- **What the task asks**: Omit all images, then return the remaining material exactly as it stands.

※ ※ ※

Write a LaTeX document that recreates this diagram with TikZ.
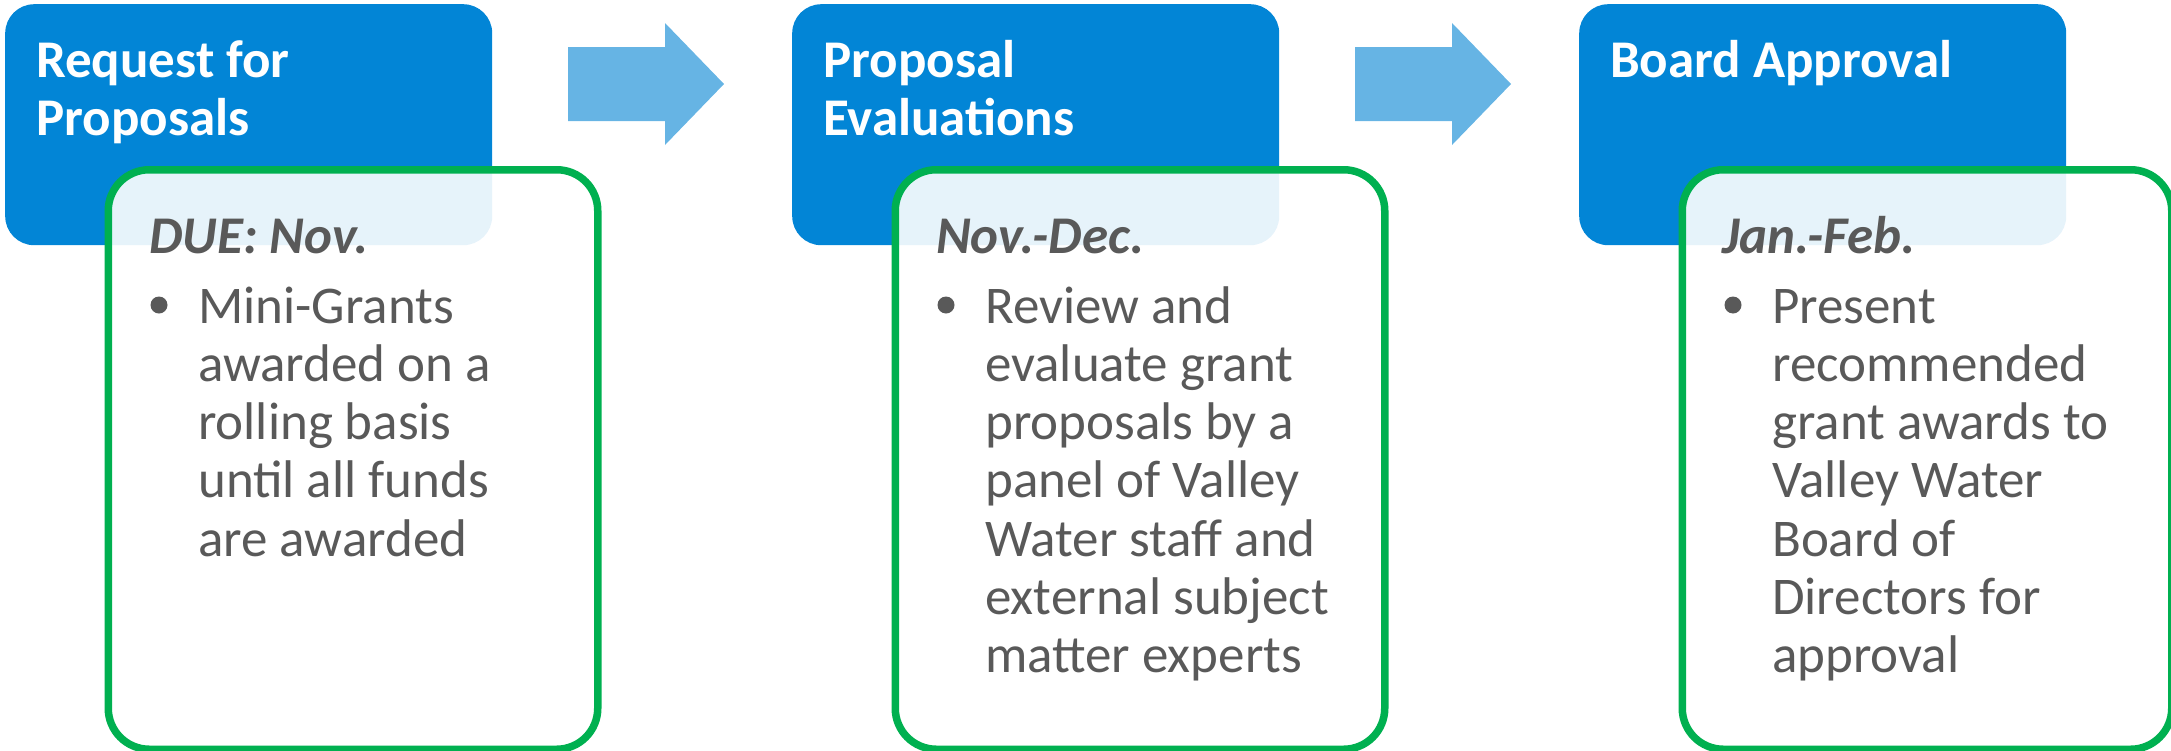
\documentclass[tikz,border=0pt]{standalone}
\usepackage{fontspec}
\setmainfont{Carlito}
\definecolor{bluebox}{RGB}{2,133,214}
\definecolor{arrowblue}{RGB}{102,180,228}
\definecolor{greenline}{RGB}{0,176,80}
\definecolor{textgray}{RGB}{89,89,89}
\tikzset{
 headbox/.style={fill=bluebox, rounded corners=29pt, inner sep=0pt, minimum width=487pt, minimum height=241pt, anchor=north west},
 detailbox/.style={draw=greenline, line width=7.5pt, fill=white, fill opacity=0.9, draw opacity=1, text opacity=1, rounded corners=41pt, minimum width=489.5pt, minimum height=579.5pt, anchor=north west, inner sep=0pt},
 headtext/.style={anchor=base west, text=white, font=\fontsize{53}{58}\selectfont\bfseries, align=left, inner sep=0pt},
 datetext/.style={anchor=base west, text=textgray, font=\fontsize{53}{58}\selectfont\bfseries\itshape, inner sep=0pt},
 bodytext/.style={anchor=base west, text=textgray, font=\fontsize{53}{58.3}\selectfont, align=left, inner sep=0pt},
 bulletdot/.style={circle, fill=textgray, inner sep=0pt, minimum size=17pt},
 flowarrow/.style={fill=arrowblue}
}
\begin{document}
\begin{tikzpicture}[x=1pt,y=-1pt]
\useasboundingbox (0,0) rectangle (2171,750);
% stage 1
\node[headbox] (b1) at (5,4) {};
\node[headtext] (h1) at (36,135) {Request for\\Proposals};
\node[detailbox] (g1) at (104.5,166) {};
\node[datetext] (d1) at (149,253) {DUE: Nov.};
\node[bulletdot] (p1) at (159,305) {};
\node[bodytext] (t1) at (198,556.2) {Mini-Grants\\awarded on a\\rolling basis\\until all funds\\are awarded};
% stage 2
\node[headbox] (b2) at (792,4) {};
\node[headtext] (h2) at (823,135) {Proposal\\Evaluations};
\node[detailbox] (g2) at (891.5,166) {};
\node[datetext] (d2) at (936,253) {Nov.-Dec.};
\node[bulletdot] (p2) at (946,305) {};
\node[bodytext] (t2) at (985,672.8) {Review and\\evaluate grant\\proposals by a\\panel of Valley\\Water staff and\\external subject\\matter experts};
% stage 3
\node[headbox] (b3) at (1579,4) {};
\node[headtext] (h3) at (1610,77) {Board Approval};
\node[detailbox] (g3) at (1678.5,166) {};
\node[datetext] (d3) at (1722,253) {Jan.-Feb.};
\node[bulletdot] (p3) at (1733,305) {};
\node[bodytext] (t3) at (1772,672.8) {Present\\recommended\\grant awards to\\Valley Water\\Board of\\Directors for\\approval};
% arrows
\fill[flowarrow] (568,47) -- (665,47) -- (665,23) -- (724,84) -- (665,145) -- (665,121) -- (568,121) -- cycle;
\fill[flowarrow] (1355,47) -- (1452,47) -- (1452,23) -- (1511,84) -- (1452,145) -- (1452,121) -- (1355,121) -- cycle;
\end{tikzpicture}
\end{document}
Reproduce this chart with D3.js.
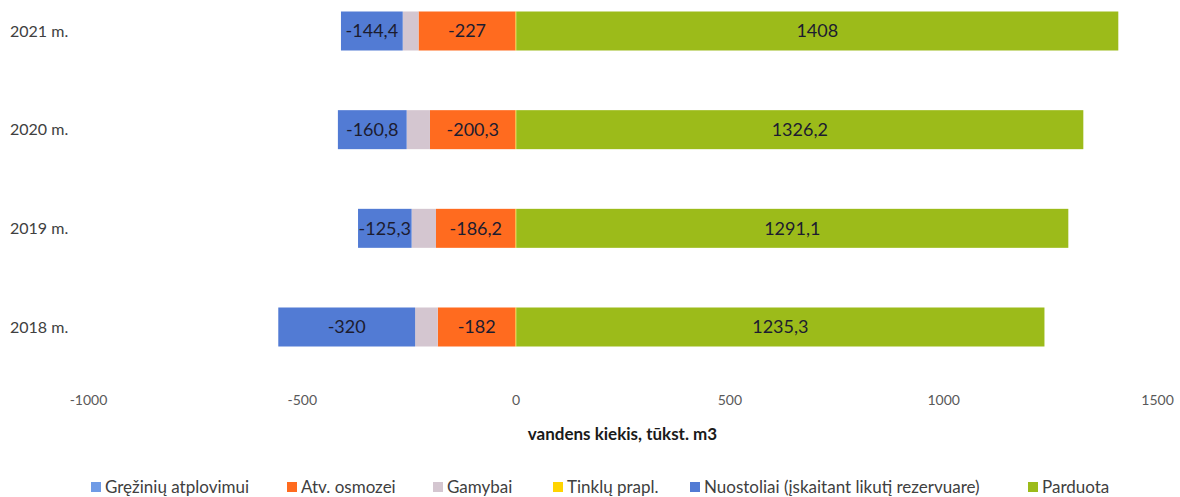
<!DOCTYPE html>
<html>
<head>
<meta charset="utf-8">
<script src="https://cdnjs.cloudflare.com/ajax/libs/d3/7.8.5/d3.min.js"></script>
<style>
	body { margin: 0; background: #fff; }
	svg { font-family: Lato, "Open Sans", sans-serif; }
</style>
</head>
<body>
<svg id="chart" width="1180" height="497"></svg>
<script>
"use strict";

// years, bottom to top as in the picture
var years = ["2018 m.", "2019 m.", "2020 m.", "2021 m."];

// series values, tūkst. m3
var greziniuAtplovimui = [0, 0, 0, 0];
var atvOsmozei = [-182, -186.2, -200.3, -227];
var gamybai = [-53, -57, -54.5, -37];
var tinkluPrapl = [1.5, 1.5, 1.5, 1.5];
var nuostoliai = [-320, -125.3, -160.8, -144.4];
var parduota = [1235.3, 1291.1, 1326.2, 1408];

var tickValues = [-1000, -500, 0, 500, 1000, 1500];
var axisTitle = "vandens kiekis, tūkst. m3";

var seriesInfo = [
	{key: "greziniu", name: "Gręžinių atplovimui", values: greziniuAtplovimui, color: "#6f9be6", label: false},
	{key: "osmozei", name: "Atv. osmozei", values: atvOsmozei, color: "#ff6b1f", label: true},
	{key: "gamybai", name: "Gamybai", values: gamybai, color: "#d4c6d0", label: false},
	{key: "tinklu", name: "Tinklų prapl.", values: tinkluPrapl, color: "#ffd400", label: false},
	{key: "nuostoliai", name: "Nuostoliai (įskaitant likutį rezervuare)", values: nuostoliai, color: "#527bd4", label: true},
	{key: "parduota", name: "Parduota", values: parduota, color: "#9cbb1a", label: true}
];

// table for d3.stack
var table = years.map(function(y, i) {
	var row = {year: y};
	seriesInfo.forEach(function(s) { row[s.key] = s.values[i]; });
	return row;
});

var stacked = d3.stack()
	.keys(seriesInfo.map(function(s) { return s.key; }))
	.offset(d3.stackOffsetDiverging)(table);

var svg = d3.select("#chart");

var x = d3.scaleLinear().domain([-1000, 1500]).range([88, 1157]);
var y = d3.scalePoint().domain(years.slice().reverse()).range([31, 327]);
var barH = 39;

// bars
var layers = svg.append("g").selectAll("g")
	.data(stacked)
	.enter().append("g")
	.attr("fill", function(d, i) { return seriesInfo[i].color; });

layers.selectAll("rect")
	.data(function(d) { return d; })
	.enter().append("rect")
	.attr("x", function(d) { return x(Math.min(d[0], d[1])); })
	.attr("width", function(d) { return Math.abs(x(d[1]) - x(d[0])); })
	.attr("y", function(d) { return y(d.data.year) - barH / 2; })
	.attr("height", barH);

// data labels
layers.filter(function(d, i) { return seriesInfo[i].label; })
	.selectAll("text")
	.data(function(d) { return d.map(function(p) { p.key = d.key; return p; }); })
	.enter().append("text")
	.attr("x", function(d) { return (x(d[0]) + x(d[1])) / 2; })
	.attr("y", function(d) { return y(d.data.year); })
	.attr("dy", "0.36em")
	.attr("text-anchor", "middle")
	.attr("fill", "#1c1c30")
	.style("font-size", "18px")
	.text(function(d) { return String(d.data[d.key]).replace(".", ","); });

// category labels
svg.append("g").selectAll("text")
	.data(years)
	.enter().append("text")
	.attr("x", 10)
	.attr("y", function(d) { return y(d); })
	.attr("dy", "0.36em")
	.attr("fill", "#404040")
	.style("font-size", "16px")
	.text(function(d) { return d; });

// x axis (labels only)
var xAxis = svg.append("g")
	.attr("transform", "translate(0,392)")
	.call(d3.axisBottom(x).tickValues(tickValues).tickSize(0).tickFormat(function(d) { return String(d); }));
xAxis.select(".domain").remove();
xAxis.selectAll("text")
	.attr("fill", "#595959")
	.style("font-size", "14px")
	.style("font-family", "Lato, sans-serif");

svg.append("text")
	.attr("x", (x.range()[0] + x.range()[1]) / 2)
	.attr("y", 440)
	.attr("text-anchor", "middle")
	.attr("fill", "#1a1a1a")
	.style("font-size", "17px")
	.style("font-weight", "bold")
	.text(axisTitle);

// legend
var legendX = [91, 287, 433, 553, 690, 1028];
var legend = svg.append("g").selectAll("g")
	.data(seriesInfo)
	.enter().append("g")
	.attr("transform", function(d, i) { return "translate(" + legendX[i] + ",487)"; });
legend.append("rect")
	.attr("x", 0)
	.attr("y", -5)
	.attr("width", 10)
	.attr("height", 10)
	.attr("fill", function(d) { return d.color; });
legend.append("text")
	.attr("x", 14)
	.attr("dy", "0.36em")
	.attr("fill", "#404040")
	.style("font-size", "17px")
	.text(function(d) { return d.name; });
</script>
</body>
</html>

※ ※ ※

- **Correct result**:
Write a LaTeX document that recreates this diagram with TikZ.
\documentclass[tikz,border=0pt]{standalone}
\usepackage{fontspec}
\setmainfont{Carlito}
\definecolor{bluebox}{RGB}{2,133,214}
\definecolor{arrowblue}{RGB}{102,180,228}
\definecolor{greenline}{RGB}{0,176,80}
\definecolor{textgray}{RGB}{89,89,89}
\tikzset{
 headbox/.style={fill=bluebox, rounded corners=29pt, inner sep=0pt, minimum width=487pt, minimum height=241pt, anchor=north west},
 detailbox/.style={draw=greenline, line width=7.5pt, fill=white, fill opacity=0.9, draw opacity=1, text opacity=1, rounded corners=41pt, minimum width=489.5pt, minimum height=579.5pt, anchor=north west, inner sep=0pt},
 headtext/.style={anchor=base west, text=white, font=\fontsize{53}{58}\selectfont\bfseries, align=left, inner sep=0pt},
 datetext/.style={anchor=base west, text=textgray, font=\fontsize{53}{58}\selectfont\bfseries\itshape, inner sep=0pt},
 bodytext/.style={anchor=base west, text=textgray, font=\fontsize{53}{58.3}\selectfont, align=left, inner sep=0pt},
 bulletdot/.style={circle, fill=textgray, inner sep=0pt, minimum size=17pt},
 flowarrow/.style={fill=arrowblue}
}
\begin{document}
\begin{tikzpicture}[x=1pt,y=-1pt]
\useasboundingbox (0,0) rectangle (2171,750);
% stage 1
\node[headbox] (b1) at (5,4) {};
\node[headtext] (h1) at (36,135) {Request for\\Proposals};
\node[detailbox] (g1) at (104.5,166) {};
\node[datetext] (d1) at (149,253) {DUE: Nov.};
\node[bulletdot] (p1) at (159,305) {};
\node[bodytext] (t1) at (198,556.2) {Mini-Grants\\awarded on a\\rolling basis\\until all funds\\are awarded};
% stage 2
\node[headbox] (b2) at (792,4) {};
\node[headtext] (h2) at (823,135) {Proposal\\Evaluations};
\node[detailbox] (g2) at (891.5,166) {};
\node[datetext] (d2) at (936,253) {Nov.-Dec.};
\node[bulletdot] (p2) at (946,305) {};
\node[bodytext] (t2) at (985,672.8) {Review and\\evaluate grant\\proposals by a\\panel of Valley\\Water staff and\\external subject\\matter experts};
% stage 3
\node[headbox] (b3) at (1579,4) {};
\node[headtext] (h3) at (1610,77) {Board Approval};
\node[detailbox] (g3) at (1678.5,166) {};
\node[datetext] (d3) at (1722,253) {Jan.-Feb.};
\node[bulletdot] (p3) at (1733,305) {};
\node[bodytext] (t3) at (1772,672.8) {Present\\recommended\\grant awards to\\Valley Water\\Board of\\Directors for\\approval};
% arrows
\fill[flowarrow] (568,47) -- (665,47) -- (665,23) -- (724,84) -- (665,145) -- (665,121) -- (568,121) -- cycle;
\fill[flowarrow] (1355,47) -- (1452,47) -- (1452,23) -- (1511,84) -- (1452,145) -- (1452,121) -- (1355,121) -- cycle;
\end{tikzpicture}
\end{document}
Reproduce this chart with D3.js.
<!DOCTYPE html>
<html>
<head>
<meta charset="utf-8">
<script src="https://cdnjs.cloudflare.com/ajax/libs/d3/7.8.5/d3.min.js"></script>
<style>
	body { margin: 0; background: #fff; }
	svg { font-family: Lato, "Open Sans", sans-serif; }
</style>
</head>
<body>
<svg id="chart" width="1180" height="497"></svg>
<script>
"use strict";

// years, bottom to top as in the picture
var years = ["2018 m.", "2019 m.", "2020 m.", "2021 m."];

// series values, tūkst. m3
var greziniuAtplovimui = [0, 0, 0, 0];
var atvOsmozei = [-182, -186.2, -200.3, -227];
var gamybai = [-53, -57, -54.5, -37];
var tinkluPrapl = [1.5, 1.5, 1.5, 1.5];
var nuostoliai = [-320, -125.3, -160.8, -144.4];
var parduota = [1235.3, 1291.1, 1326.2, 1408];

var tickValues = [-1000, -500, 0, 500, 1000, 1500];
var axisTitle = "vandens kiekis, tūkst. m3";

var seriesInfo = [
	{key: "greziniu", name: "Gręžinių atplovimui", values: greziniuAtplovimui, color: "#6f9be6", label: false},
	{key: "osmozei", name: "Atv. osmozei", values: atvOsmozei, color: "#ff6b1f", label: true},
	{key: "gamybai", name: "Gamybai", values: gamybai, color: "#d4c6d0", label: false},
	{key: "tinklu", name: "Tinklų prapl.", values: tinkluPrapl, color: "#ffd400", label: false},
	{key: "nuostoliai", name: "Nuostoliai (įskaitant likutį rezervuare)", values: nuostoliai, color: "#527bd4", label: true},
	{key: "parduota", name: "Parduota", values: parduota, color: "#9cbb1a", label: true}
];

// table for d3.stack
var table = years.map(function(y, i) {
	var row = {year: y};
	seriesInfo.forEach(function(s) { row[s.key] = s.values[i]; });
	return row;
});

var stacked = d3.stack()
	.keys(seriesInfo.map(function(s) { return s.key; }))
	.offset(d3.stackOffsetDiverging)(table);

var svg = d3.select("#chart");

var x = d3.scaleLinear().domain([-1000, 1500]).range([88, 1157]);
var y = d3.scalePoint().domain(years.slice().reverse()).range([31, 327]);
var barH = 39;

// bars
var layers = svg.append("g").selectAll("g")
	.data(stacked)
	.enter().append("g")
	.attr("fill", function(d, i) { return seriesInfo[i].color; });

layers.selectAll("rect")
	.data(function(d) { return d; })
	.enter().append("rect")
	.attr("x", function(d) { return x(Math.min(d[0], d[1])); })
	.attr("width", function(d) { return Math.abs(x(d[1]) - x(d[0])); })
	.attr("y", function(d) { return y(d.data.year) - barH / 2; })
	.attr("height", barH);

// data labels
layers.filter(function(d, i) { return seriesInfo[i].label; })
	.selectAll("text")
	.data(function(d) { return d.map(function(p) { p.key = d.key; return p; }); })
	.enter().append("text")
	.attr("x", function(d) { return (x(d[0]) + x(d[1])) / 2; })
	.attr("y", function(d) { return y(d.data.year); })
	.attr("dy", "0.36em")
	.attr("text-anchor", "middle")
	.attr("fill", "#1c1c30")
	.style("font-size", "18px")
	.text(function(d) { return String(d.data[d.key]).replace(".", ","); });

// category labels
svg.append("g").selectAll("text")
	.data(years)
	.enter().append("text")
	.attr("x", 10)
	.attr("y", function(d) { return y(d); })
	.attr("dy", "0.36em")
	.attr("fill", "#404040")
	.style("font-size", "16px")
	.text(function(d) { return d; });

// x axis (labels only)
var xAxis = svg.append("g")
	.attr("transform", "translate(0,392)")
	.call(d3.axisBottom(x).tickValues(tickValues).tickSize(0).tickFormat(function(d) { return String(d); }));
xAxis.select(".domain").remove();
xAxis.selectAll("text")
	.attr("fill", "#595959")
	.style("font-size", "14px")
	.style("font-family", "Lato, sans-serif");

svg.append("text")
	.attr("x", (x.range()[0] + x.range()[1]) / 2)
	.attr("y", 440)
	.attr("text-anchor", "middle")
	.attr("fill", "#1a1a1a")
	.style("font-size", "17px")
	.style("font-weight", "bold")
	.text(axisTitle);

// legend
var legendX = [91, 287, 433, 553, 690, 1028];
var legend = svg.append("g").selectAll("g")
	.data(seriesInfo)
	.enter().append("g")
	.attr("transform", function(d, i) { return "translate(" + legendX[i] + ",487)"; });
legend.append("rect")
	.attr("x", 0)
	.attr("y", -5)
	.attr("width", 10)
	.attr("height", 10)
	.attr("fill", function(d) { return d.color; });
legend.append("text")
	.attr("x", 14)
	.attr("dy", "0.36em")
	.attr("fill", "#404040")
	.style("font-size", "17px")
	.text(function(d) { return d.name; });
</script>
</body>
</html>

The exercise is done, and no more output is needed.